Examining the correlation between company stock returns and employee satisfaction
In summer 2017, I developed a web-crawling tool to gather company reviews and employee salary information on online job-hunting platforms. Inspired by Dr. Edmans’s journal, we wanted to examine the relationship between company stock returns and employee review ratings(satisfaction) by looking at the data from online recruiting platforms.
My tool takes in a list of company names and designated geolocations via csv and crawls the company overview page, employee salary page under desired locations and all reviews(including sub-reviews, location, job position, Employee status, date, pros, cons, advice and review url) on Glassdoor.com. Click Here to view source code.
Can’t utilize Glassdoor API to get the information, while Glassdoor mechanisms are complex and arbitrary. Have to write three different scrapers for Company Overview, Company Review, and Salary. Scraping employee salaries with designated company name and locations is especially difficult since Glassdoor sometimes automatically jumps to undesired urls when encountering company naming, location ambiguity and when zero salary information is found in the area.
Use selenium to navigate through the pages and use beautifulsoup to scrape information. Use a complete list of Wilshire 5000 firms to avoid ambiguity and choose the right site. Instead of selecting location in the salary page, make each company-location tuple as a complete new search to get the designated information. Use a combination of classname, id, xpath and css_selector to select the desired section in pages.
Here’s a sample analysis on salary information based on geolocation, you can check it out on Tableau Public.
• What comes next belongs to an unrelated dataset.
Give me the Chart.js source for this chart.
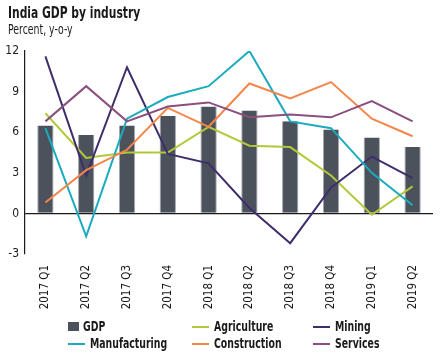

-Another idea I’m thinking about doing in the future is to use nltk to analyze the sentiment of each review and compare them to the overall user rated score.
October 2017 Update:
One major problem I am having right now is that the salary information and review information we have lack the time stamp necessary to compare to the fluctuation of the company’s stock price. I’m learning to see if using proxy can solve this problem. Meanwhile, I’m currently working on a more Macro view of the data I collected, comparing the employee distribution to that of labor force distribution in the U.S. to see how well data from Glassdoor can represent the actual labor market in general.